Professor Ranald Munro, a vet who served as Chair of an independent group appointment by the government to assess its trials, claims that the culls caused ‘huge suffering’ for badgers
9 SEP 2019
Thousands of badgers are likely to have suffered ‘immense pain’ in culls to control cattle TB, a former government adviser has warned.
Professor Ranald Munro, a vet who served as Chair of an independent group appointment by the government to assess its trials, claims that the culls caused ‘huge suffering’ for badgers.
Since the culls began in 2012, Professor Munro estimates that around 40,000 badgers have been culled.
Speaking to BBC News, he said: “The numbers are huge, they really are. If you look at the likelihood of not dying within five minutes of being shot, you are looking at 3,000 badgers having suffered immense pain at a minimum.
“It could be as high as 9,000. There is a huge issue of suffering in these badgers.”
Later this week, the government is expected to a announced new culling areas for 2019, and in preparation, Professor Munro has joined forces with 19 other experts to write to Natural England.
The group is concerned at the environmental watchdog’s monitoring of the culls, which has decreased from 20% in 2014 to just 0.4% in 2018.
Professor Munro said: “The terms of the roll-out of the culling have not been adhered to.

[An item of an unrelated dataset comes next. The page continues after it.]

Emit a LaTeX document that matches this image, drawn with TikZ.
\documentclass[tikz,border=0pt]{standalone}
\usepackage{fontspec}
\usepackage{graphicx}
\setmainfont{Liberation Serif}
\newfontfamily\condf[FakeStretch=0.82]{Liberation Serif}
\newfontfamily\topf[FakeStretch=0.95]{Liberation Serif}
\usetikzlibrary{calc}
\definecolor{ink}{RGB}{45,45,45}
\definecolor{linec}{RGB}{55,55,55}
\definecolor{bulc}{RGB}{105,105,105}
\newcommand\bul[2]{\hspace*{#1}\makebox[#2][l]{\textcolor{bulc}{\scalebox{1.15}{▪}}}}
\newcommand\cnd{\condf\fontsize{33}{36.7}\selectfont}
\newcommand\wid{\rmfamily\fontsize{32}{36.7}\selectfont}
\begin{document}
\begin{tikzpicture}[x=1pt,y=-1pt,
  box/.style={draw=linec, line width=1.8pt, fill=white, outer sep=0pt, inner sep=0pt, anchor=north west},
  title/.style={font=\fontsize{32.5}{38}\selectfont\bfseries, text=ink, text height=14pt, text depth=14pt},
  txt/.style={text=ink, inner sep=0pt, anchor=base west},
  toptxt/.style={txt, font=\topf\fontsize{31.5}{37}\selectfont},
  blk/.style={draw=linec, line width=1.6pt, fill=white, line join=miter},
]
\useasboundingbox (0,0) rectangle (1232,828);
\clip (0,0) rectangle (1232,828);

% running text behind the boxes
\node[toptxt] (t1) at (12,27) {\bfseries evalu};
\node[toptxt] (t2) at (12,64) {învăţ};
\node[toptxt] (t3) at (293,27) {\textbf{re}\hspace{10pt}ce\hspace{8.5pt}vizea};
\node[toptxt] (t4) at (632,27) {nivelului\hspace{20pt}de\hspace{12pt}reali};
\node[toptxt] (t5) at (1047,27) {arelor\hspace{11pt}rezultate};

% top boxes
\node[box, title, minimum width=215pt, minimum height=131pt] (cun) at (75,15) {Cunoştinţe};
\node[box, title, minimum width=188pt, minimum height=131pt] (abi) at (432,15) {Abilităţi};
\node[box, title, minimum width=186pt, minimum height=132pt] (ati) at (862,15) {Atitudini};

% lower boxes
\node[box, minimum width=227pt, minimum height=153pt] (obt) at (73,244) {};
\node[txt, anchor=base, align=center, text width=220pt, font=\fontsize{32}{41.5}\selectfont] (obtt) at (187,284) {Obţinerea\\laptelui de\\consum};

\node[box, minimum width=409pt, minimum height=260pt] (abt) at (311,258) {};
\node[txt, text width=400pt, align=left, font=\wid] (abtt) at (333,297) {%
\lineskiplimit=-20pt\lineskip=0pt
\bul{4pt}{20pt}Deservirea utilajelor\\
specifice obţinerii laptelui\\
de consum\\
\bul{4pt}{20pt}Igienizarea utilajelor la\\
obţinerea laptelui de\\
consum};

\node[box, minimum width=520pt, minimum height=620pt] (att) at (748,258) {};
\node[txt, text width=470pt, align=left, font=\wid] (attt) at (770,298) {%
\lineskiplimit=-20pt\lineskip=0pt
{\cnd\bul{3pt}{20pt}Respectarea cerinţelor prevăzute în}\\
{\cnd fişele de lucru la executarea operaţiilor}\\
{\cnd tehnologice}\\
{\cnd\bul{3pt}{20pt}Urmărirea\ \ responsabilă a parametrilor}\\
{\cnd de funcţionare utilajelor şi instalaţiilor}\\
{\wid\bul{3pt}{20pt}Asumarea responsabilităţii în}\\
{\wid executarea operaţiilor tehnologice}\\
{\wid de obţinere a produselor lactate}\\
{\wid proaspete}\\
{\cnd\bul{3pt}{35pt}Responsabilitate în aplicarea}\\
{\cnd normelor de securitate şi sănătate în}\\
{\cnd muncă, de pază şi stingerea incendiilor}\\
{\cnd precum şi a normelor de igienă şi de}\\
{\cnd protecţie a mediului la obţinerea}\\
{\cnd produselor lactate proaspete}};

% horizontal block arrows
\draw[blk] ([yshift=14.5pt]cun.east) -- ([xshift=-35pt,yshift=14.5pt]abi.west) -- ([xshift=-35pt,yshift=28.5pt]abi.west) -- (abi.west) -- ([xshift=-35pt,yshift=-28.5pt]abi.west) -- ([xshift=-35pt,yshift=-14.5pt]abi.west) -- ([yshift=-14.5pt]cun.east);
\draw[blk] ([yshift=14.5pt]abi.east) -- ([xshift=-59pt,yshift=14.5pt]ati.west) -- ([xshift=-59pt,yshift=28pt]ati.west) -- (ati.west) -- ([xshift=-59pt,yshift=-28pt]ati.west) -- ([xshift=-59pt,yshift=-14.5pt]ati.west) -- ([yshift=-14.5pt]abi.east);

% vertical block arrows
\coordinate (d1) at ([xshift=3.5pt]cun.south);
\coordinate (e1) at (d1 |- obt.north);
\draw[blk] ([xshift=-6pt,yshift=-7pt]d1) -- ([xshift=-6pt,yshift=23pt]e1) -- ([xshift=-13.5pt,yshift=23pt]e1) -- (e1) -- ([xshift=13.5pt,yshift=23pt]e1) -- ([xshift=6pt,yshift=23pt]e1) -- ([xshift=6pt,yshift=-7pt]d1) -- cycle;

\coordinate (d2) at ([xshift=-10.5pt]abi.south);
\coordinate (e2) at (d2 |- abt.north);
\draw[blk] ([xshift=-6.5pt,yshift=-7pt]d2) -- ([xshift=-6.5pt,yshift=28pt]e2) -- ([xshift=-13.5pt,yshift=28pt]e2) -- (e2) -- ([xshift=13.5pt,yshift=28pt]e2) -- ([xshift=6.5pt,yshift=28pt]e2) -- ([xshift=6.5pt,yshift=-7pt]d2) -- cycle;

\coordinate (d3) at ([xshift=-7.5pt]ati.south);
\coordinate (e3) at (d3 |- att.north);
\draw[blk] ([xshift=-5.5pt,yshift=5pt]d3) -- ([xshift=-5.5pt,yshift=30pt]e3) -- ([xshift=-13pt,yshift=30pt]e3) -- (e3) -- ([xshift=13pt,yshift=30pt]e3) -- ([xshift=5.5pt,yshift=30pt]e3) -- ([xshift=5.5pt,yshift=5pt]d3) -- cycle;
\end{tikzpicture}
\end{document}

“They are saying ‘oh yes, we are observing’; but they are observing at a level which is of no value whatsoever in determining the humanness of culling and whether badgers are being injured or how long they are taking to die.”

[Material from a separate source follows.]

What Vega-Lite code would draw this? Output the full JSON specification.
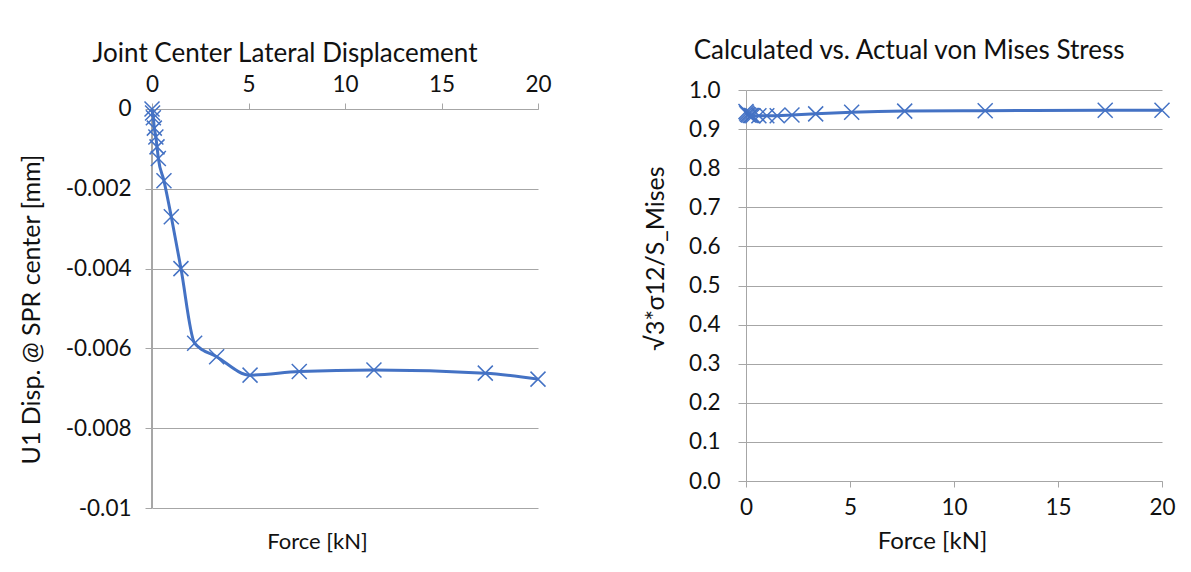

Worryingly, a freedom of information request made by the group revealed that in Gloucestershire, the incidence of TB has actually increased from 2017 to 2018.
Based on these findings, the group is now urging the government to rethink its cull strategy.
Their letter states: “We are unconvinced that the culling of large numbers continues to be justified in the view of recent data showing zero disease control benefits after six years of culling of badgers in Gloucestershire.”
Speaking to the BBC, a Natural England spokesperson said: “We help to implement the badger culling policy under the direction of Defra and in line with decisions taken by ministers. We are in the process of reviewing the badger cull applications for 2019 made under that policy and will communicate decisions in due course.
“One of our roles is to independently consider licence applications to cull or vaccinate badgers, and we take policy advice from Defra when deciding if the activity will deliver effective disease control. Licensing is not done lightly and those involved in the cull – farmers, contractors and Natural England staff – take the welfare of badgers very seriously.”